## PROBLEM TO WORK ON
Reproduce the listing exactly and skip over any pictures.
--- start DATA LINES ---
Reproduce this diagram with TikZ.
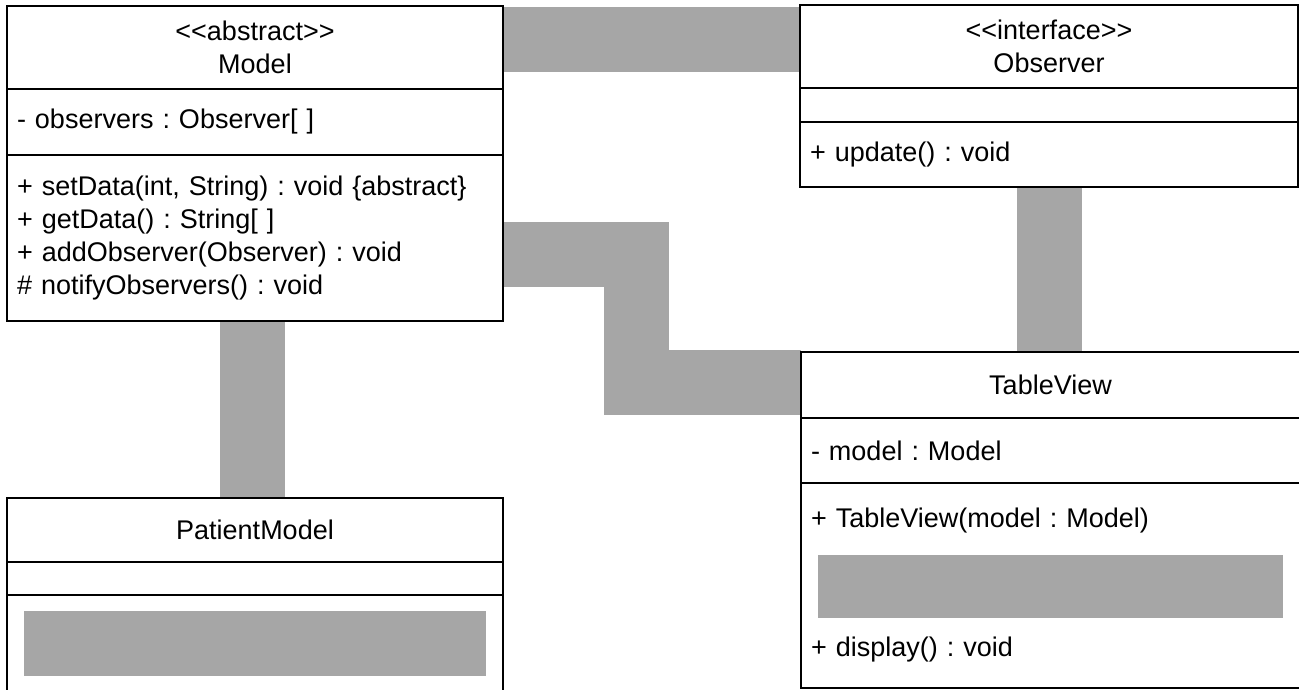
\documentclass[tikz,border=0pt]{standalone}
\usepackage{fontspec}
\setmainfont{Liberation Sans}[Ligatures=TeXOff]
\usetikzlibrary{positioning,backgrounds}
\frenchspacing
\tikzset{class head/.style={rectangle,draw,line width=2pt,fill=white,outer sep=0pt,inner sep=0pt,align=center,font=\fontsize{27}{33}\selectfont},
  class part/.style={rectangle,draw,line width=2pt,fill=white,outer sep=0pt,inner xsep=10pt,inner ysep=0pt,align=left,font=\fontsize{27}{33}\selectfont},
  cover/.style={draw=black!35,line width=65pt},
  cover block/.style={fill=black!35,inner sep=0pt},}

\begin{document}
\begin{tikzpicture}[x=1pt,y=-1pt]
    \useasboundingbox (0,0) rectangle (1299,690);

    \begin{scope}
    \node[class head,minimum width=496pt,minimum height=83pt] (model1) at (255,47.5) {<<abstract>>\\Model};
    \node[class part,text width=476pt,minimum height=66pt] (model2) [below=0pt of model1] {- observers : Observer[ ]};
    \node[class part,text width=476pt,minimum height=166pt] (model3) [below=0pt of model2] {+ setData(int, String) : void \{abstract\}\\+ getData() : String[ ]\\+ addObserver(Observer) : void\\\# notifyObservers() : void};
    \end{scope}

    \begin{scope}
    \node[class head,minimum width=498pt,minimum height=83pt] (observer1) at (1049,46.5) {<<interface>>\\Observer};
    \node[class part,text width=478pt,minimum height=34pt] (observer2) [below=0pt of observer1] {};
    \node[class part,text width=478pt,minimum height=65pt] (observer3) [below=0pt of observer2] {+ update() : void};
    \end{scope}

    \begin{scope}
    \node[class head,minimum width=496pt,minimum height=64pt] (patient1) at (255,530) {PatientModel};
    \node[class part,text width=476pt,minimum height=33pt] (patient2) [below=0pt of patient1] {};
    \node[class part,text width=476pt,minimum height=97pt] (patient3) [below=0pt of patient2] {};
    \node[cover block,minimum width=462pt,minimum height=65pt] (patient4) at (patient3.center) {};
    \end{scope}

    \begin{scope}
    \node[class head,minimum width=499pt,minimum height=66pt] (table1) at (1050.5,385) {TableView};
    \node[class part,text width=479pt,minimum height=65pt] (table2) [below=0pt of table1] {- model : Model};
    \node[class part,text width=479pt,minimum height=205pt] (table3) [below=0pt of table2] {+ TableView(model : Model)\\[96pt]+ display() : void};
    \node[cover block,minimum width=465pt,minimum height=63pt] (table4) at ([yshift=-1pt]table3.center) {};
    \end{scope}

    \begin{scope}[on background layer]
    \path[cover]
    ([yshift=8pt]model1.east) -- ([yshift=8pt]model1.east -| observer1.west)
    ([yshift=-16pt]model3.east) -- ++(133,0) |- ([yshift=2.5pt]table1.west)
    (observer3.south) -- (observer3.south |- table1.north)
    ([xshift=-2.5pt]model3.south) -- ([xshift=-2.5pt]model3.south |- patient1.north)
    ;
    \end{scope}
\end{tikzpicture}
\end{document}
--- end DATA LINES ---
## WRITTEN RESPONSE
Reproduce this diagram with TikZ.
\documentclass[tikz,border=0pt]{standalone}
\usepackage{fontspec}
\setmainfont{Liberation Sans}[Ligatures=TeXOff]
\usetikzlibrary{positioning,backgrounds}
\frenchspacing
\tikzset{class head/.style={rectangle,draw,line width=2pt,fill=white,outer sep=0pt,inner sep=0pt,align=center,font=\fontsize{27}{33}\selectfont},
  class part/.style={rectangle,draw,line width=2pt,fill=white,outer sep=0pt,inner xsep=10pt,inner ysep=0pt,align=left,font=\fontsize{27}{33}\selectfont},
  cover/.style={draw=black!35,line width=65pt},
  cover block/.style={fill=black!35,inner sep=0pt},}

\begin{document}
\begin{tikzpicture}[x=1pt,y=-1pt]
    \useasboundingbox (0,0) rectangle (1299,690);

    \begin{scope}
    \node[class head,minimum width=496pt,minimum height=83pt] (model1) at (255,47.5) {<<abstract>>\\Model};
    \node[class part,text width=476pt,minimum height=66pt] (model2) [below=0pt of model1] {- observers : Observer[ ]};
    \node[class part,text width=476pt,minimum height=166pt] (model3) [below=0pt of model2] {+ setData(int, String) : void \{abstract\}\\+ getData() : String[ ]\\+ addObserver(Observer) : void\\\# notifyObservers() : void};
    \end{scope}

    \begin{scope}
    \node[class head,minimum width=498pt,minimum height=83pt] (observer1) at (1049,46.5) {<<interface>>\\Observer};
    \node[class part,text width=478pt,minimum height=34pt] (observer2) [below=0pt of observer1] {};
    \node[class part,text width=478pt,minimum height=65pt] (observer3) [below=0pt of observer2] {+ update() : void};
    \end{scope}

    \begin{scope}
    \node[class head,minimum width=496pt,minimum height=64pt] (patient1) at (255,530) {PatientModel};
    \node[class part,text width=476pt,minimum height=33pt] (patient2) [below=0pt of patient1] {};
    \node[class part,text width=476pt,minimum height=97pt] (patient3) [below=0pt of patient2] {};
    \node[cover block,minimum width=462pt,minimum height=65pt] (patient4) at (patient3.center) {};
    \end{scope}

    \begin{scope}
    \node[class head,minimum width=499pt,minimum height=66pt] (table1) at (1050.5,385) {TableView};
    \node[class part,text width=479pt,minimum height=65pt] (table2) [below=0pt of table1] {- model : Model};
    \node[class part,text width=479pt,minimum height=205pt] (table3) [below=0pt of table2] {+ TableView(model : Model)\\[96pt]+ display() : void};
    \node[cover block,minimum width=465pt,minimum height=63pt] (table4) at ([yshift=-1pt]table3.center) {};
    \end{scope}

    \begin{scope}[on background layer]
    \path[cover]
    ([yshift=8pt]model1.east) -- ([yshift=8pt]model1.east -| observer1.west)
    ([yshift=-16pt]model3.east) -- ++(133,0) |- ([yshift=2.5pt]table1.west)
    (observer3.south) -- (observer3.south |- table1.north)
    ([xshift=-2.5pt]model3.south) -- ([xshift=-2.5pt]model3.south |- patient1.north)
    ;
    \end{scope}
\end{tikzpicture}
\end{document}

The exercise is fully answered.